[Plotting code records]
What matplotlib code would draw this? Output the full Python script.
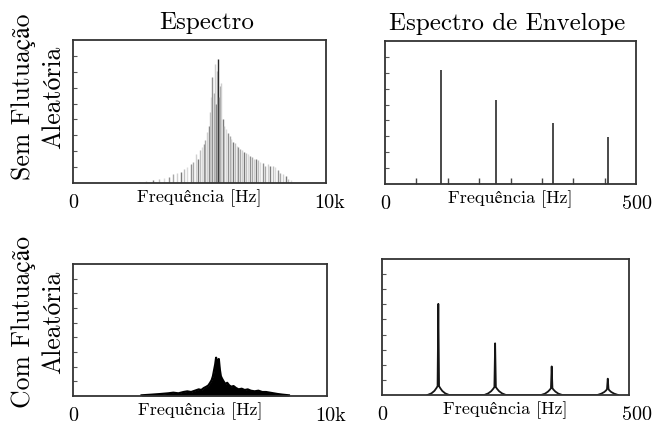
import numpy as np
import matplotlib.pyplot as plt
from matplotlib.transforms import ScaledTranslation

plt.rcParams['font.family'] = ['cmr10', 'STIXGeneral']
plt.rcParams['axes.unicode_minus'] = False

# spectrum, steady case: discrete lines (Hz, relative amplitude)
spec_freq = [2600, 2900, 3150, 3400, 3600, 3800, 3950, 4100, 4250, 4400,
             4520, 4650, 4760, 4870, 4950, 5000, 5080, 5160, 5230, 5300,
             5360, 5420, 5470, 5510, 5560, 5610, 5660, 5700, 5725, 5770,
             5810, 5860, 5920, 5980, 6050, 6120, 6190, 6260, 6330, 6400,
             6470, 6540, 6610, 6690, 6760, 6830, 6910, 6990, 7070, 7150,
             7230, 7320, 7410, 7500, 7600, 7700, 7800, 7900, 8000, 8100,
             8200, 8300, 8400, 8500, 8600]
spec_amp = [0.01, 0.015, 0.02, 0.03, 0.035, 0.045, 0.06, 0.07, 0.08, 0.10,
            0.11, 0.13, 0.15, 0.20, 0.17, 0.23, 0.25, 0.27, 0.30, 0.36,
            0.40, 0.50, 0.60, 0.74, 0.63, 0.83, 0.55, 0.78, 0.865, 0.60,
            0.68, 0.70, 0.45, 0.40, 0.38, 0.35, 0.33, 0.31, 0.29, 0.28,
            0.26, 0.25, 0.24, 0.23, 0.22, 0.21, 0.20, 0.19, 0.18, 0.17,
            0.17, 0.16, 0.15, 0.14, 0.12, 0.13, 0.12, 0.12, 0.11, 0.09,
            0.07, 0.06, 0.05, 0.03, 0.02]

# spectrum with random fluctuation: smeared band (Hz, amplitude)
band_freq = [2700, 3100, 3450, 3750, 3950, 4150, 4350, 4500, 4650, 4800,
             4950, 5050, 5150, 5250, 5330, 5400, 5460, 5510, 5560, 5600,
             5635, 5665, 5700, 5740, 5780, 5820, 5870, 5930, 6000, 6070,
             6150, 6230, 6320, 6420, 6520, 6640, 6760, 6880, 7000, 7150,
             7300, 7450, 7600, 7750, 7900, 8050, 8250, 8500]
band_amp = [0.005, 0.01, 0.015, 0.02, 0.025, 0.02, 0.03, 0.035, 0.03, 0.04,
            0.05, 0.045, 0.06, 0.07, 0.08, 0.10, 0.12, 0.15, 0.20, 0.24,
            0.29, 0.21, 0.23, 0.28, 0.20, 0.15, 0.13, 0.11, 0.09, 0.10,
            0.08, 0.07, 0.075, 0.06, 0.05, 0.055, 0.045, 0.05, 0.04, 0.035,
            0.04, 0.03, 0.03, 0.025, 0.02, 0.015, 0.01, 0.005]

# envelope spectrum, steady case: bearing defect harmonics
env_freq = [111, 222, 334, 445]
env_amp = [0.80, 0.587, 0.43, 0.33]

# envelope spectrum with fluctuation: spikes with spread skirts
envf_freq = [92, 100, 106, 110, 112.5, 114, 115.5, 118, 122, 128, 136,
             207, 215, 221, 225, 227.5, 229, 230.5, 233, 237, 243, 251,
             322, 330, 336, 340, 342, 343.5, 345, 347, 351, 357, 365,
             436, 444, 450, 454, 455.5, 457, 458.5, 460, 464, 470, 478]
envf_amp = [0.0, 0.012, 0.03, 0.05, 0.065, 0.67, 0.065, 0.05, 0.03, 0.012, 0.0,
            0.0, 0.012, 0.028, 0.045, 0.058, 0.38, 0.058, 0.045, 0.028, 0.012, 0.0,
            0.0, 0.01, 0.025, 0.04, 0.05, 0.21, 0.05, 0.04, 0.025, 0.01, 0.0,
            0.0, 0.01, 0.022, 0.035, 0.045, 0.12, 0.045, 0.035, 0.022, 0.01, 0.0]

row_labels = ['Sem Flutuação\nAleatória', 'Com Flutuação\nAleatória']
col_titles = ['Espectro', 'Espectro de Envelope']

W, H = 654, 428
fig = plt.figure(figsize=(W / 100, H / 100), dpi=100)


def box(left, top, right, bottom):
    return fig.add_axes([left / W, 1 - bottom / H, (right - left) / W, (bottom - top) / H])


ax_tl = box(73, 40, 326, 183)
ax_tr = box(385, 41, 636, 184)
ax_bl = box(73, 264, 327, 396)
ax_br = box(382, 259, 629, 395)


def style(ax, fmax, right_label, shift):
    ax.set_xlim(0, fmax)
    ax.set_ylim(0, 1)
    for sp in ax.spines.values():
        sp.set_linewidth(1.3)
        sp.set_color('#333333')
    ax.set_yticks(np.arange(1, 9) / 9)
    ax.tick_params(axis='y', direction='in', length=3, width=0.8,
                   color='#555555', labelleft=False)
    ax.set_xticks([0, fmax], ['0', right_label])
    ax.tick_params(axis='x', length=0, pad=8, labelsize=14.5)
    lab = ax.get_xticklabels()[-1]
    lab.set_transform(lab.get_transform() + ScaledTranslation(shift / 100, 0, fig.dpi_scale_trans))
    ax.set_xlabel('Frequência [Hz]', fontsize=13)
    ax.xaxis.set_label_coords(0.5, -0.045)


style(ax_tl, 10000, '10k', 4)
style(ax_tr, 500, '500', 1)
style(ax_bl, 10000, '10k', 4)
style(ax_br, 500, '500', 8)

# top left: line spectrum
shades = ['#a8a8a8', '#cfcfcf', '#7a7a7a', '#bdbdbd', '#dadada', '#909090']
colors = [shades[i % len(shades)] for i in range(len(spec_freq))]
colors[spec_amp.index(max(spec_amp))] = '#2a2a2a'
ax_tl.vlines(spec_freq, 0, spec_amp, colors=colors, linewidth=1.0)

# top right: envelope harmonics plus inward ticks along the bottom
ax_tr.vlines(env_freq, 0, env_amp, colors='#4a4a4a', linewidth=1.4)
ax_tr.set_xticks(np.arange(1, 8) * 62.5, minor=True)
ax_tr.tick_params(axis='x', which='minor', direction='in', length=4, width=1.0, color='#444444')

# bottom left: smeared band
ax_bl.fill_between(band_freq, 0, band_amp, color='black', linewidth=0)
ax_bl.plot(band_freq, band_amp, color='black', linewidth=1.6)

# bottom right: spikes with skirts
ax_br.plot(envf_freq, envf_amp, color='#151515', linewidth=1.3)

ax_tl.set_title(col_titles[0], fontsize=18, pad=8, x=0.53)
ax_tr.set_title(col_titles[1], fontsize=18, pad=8, x=0.486)

fig.text(38 / W, 1 - 97 / H, row_labels[0], rotation=90, ha='center', va='center',
         multialignment='center', fontsize=18.5, linespacing=1.3)
fig.text(38 / W, 1 - 322 / H, row_labels[1], rotation=90, ha='center', va='center',
         multialignment='center', fontsize=18.5, linespacing=1.3)

fig.savefig('out.png', dpi=100)
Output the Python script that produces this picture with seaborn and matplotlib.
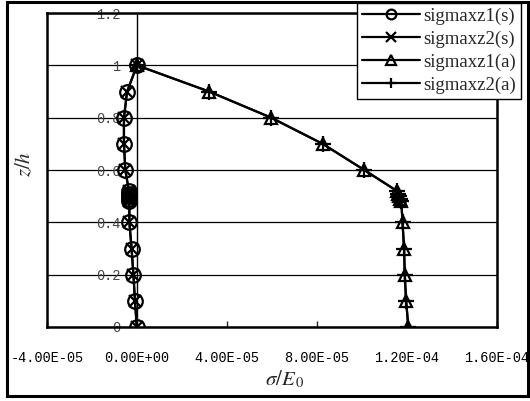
import pandas as pd
import seaborn as sns
from matplotlib import pyplot as plt
from matplotlib.lines import Line2D
from matplotlib.patches import Rectangle

# z/h positions (the cluster near 0.5 is the layer interface)
z_s = [1.0, 0.9, 0.8, 0.7, 0.6, 0.52, 0.51, 0.50, 0.49, 0.48, 0.4, 0.3, 0.2, 0.1, 0.0]
sig_s = [0.0, -4.4e-6, -5.8e-6, -5.8e-6, -5.2e-6, -3.6e-6, -3.5e-6, -3.4e-6, -3.4e-6, -3.4e-6,
         -3.4e-6, -2.4e-6, -1.6e-6, -0.9e-6, -0.1e-6]

z_a = [1.0, 0.9, 0.8, 0.7, 0.6, 0.52, 0.51, 0.50, 0.49, 0.48, 0.4, 0.3, 0.2, 0.1, 0.0]
sig_a = [0.0, 3.2e-5, 5.96e-5, 8.25e-5, 1.01e-4, 1.155e-4, 1.16e-4, 1.165e-4, 1.17e-4, 1.175e-4,
         1.18e-4, 1.187e-4, 1.19e-4, 1.196e-4, 1.206e-4]

series_names = ["sigmaxz1(s)", "sigmaxz2(s)", "sigmaxz1(a)", "sigmaxz2(a)"]
series_markers = ["o", "x", "^", "+"]

x_ticks = [-4e-5, 0, 4e-5, 8e-5, 1.2e-4, 1.6e-4]
x_ticklabels = ["-4.00E-05", "0.00E+00", "4.00E-05", "8.00E-05", "1.20E-04", "1.60E-04"]
y_ticks = [0, 0.2, 0.4, 0.6, 0.8, 1.0, 1.2]
y_ticklabels = ["0", "0.2", "0.4", "0.6", "0.8", "1", "1.2"]

sns.set_style("white")
plt.rcParams["mathtext.fontset"] = "stix"

fig = plt.figure(figsize=(5.30, 4.01), dpi=100)
ax = fig.add_axes([47 / 530, 74 / 401, 450 / 530, 314 / 401])

data = {
    "sigmaxz1(s)": (sig_s, z_s),
    "sigmaxz2(s)": (sig_s, z_s),
    "sigmaxz1(a)": (sig_a, z_a),
    "sigmaxz2(a)": (sig_a, z_a),
}
sizes = {"o": 10.5, "x": 9, "^": 9, "+": 12}
for name, mk in zip(series_names, series_markers):
    xs, zs = data[name]
    df = pd.DataFrame({"sigma": xs, "z": zs})
    sns.lineplot(data=df, x="sigma", y="z", sort=False, estimator=None, ax=ax,
                 color="black", linewidth=1.6, marker=mk, markersize=sizes[mk],
                 markerfacecolor="none", markeredgecolor="black", markeredgewidth=1.6,
                 legend=False)

ax.set_xlim(-4e-5, 1.6e-4)
ax.set_ylim(0, 1.2)
ax.set_xticks(x_ticks)
ax.set_xticklabels(x_ticklabels, family="Liberation Mono", fontsize=9.8, color="black")
ax.tick_params(axis="x", direction="in", length=4, width=1, pad=17, bottom=True)
ax.set_yticks(y_ticks)
ax.yaxis.grid(True, color="black", linewidth=0.9)
ax.xaxis.grid(False)
ax.tick_params(axis="y", left=False, labelleft=False)
for s in ax.spines.values():
    s.set_visible(True)
    s.set_color("black")
    s.set_linewidth(1.8)

# vertical axis crossing at sigma = 0
sec = ax.secondary_yaxis(0.2)
sec.set_yticks(y_ticks)
sec.set_yticklabels(y_ticklabels, family="Liberation Mono", fontsize=9.8, color="#444444")
sec.tick_params(axis="y", length=0, pad=12)
sec.spines["left"].set_linewidth(1.0)
sec.spines["left"].set_color("black")
sec.set_zorder(0.5)

ax.set_xlabel(r"$\sigma/E_{\,\mathit{0}}$", fontsize=15)
ax.xaxis.set_label_coords((285 - 47) / 450, -41 / 314)
ax.set_ylabel(r"$z/h$", fontsize=15)
ax.yaxis.set_label_coords(-13 / 450, 0.52)

handles = [Line2D([], [], color="black", linewidth=1.6, marker=mk, markersize=7,
                  markerfacecolor="none", markeredgecolor="black", markeredgewidth=1.6)
           for mk in series_markers]
leg = fig.legend(handles, series_names, loc="upper right", bbox_to_anchor=(521 / 530, 1 - 3 / 401),
                 frameon=True, fancybox=False, shadow=False, framealpha=1, edgecolor="black",
                 prop={"family": "Liberation Serif", "size": 13.5}, handlelength=3.1,
                 handletextpad=0.2, labelspacing=0.3, borderpad=0.25, borderaxespad=0)
leg.get_frame().set_linewidth(1.0)

fig.patches.append(Rectangle((7 / 530, 5 / 401), 521 / 530, 394 / 401, transform=fig.transFigure,
                             fill=False, edgecolor="black", linewidth=2.2))

fig.savefig("out.png", dpi=100)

> _INSTRUCTIONS FOR THE TASK_
Leave the pictures out and reproduce exactly the lines from the top of the listing above through the line with "plt.rcParams['axes.unicode_minus'] = False".

> _IN RESPONSE_
What matplotlib code would draw this? Output the full Python script.
import numpy as np
import matplotlib.pyplot as plt
from matplotlib.transforms import ScaledTranslation

plt.rcParams['font.family'] = ['cmr10', 'STIXGeneral']
plt.rcParams['axes.unicode_minus'] = False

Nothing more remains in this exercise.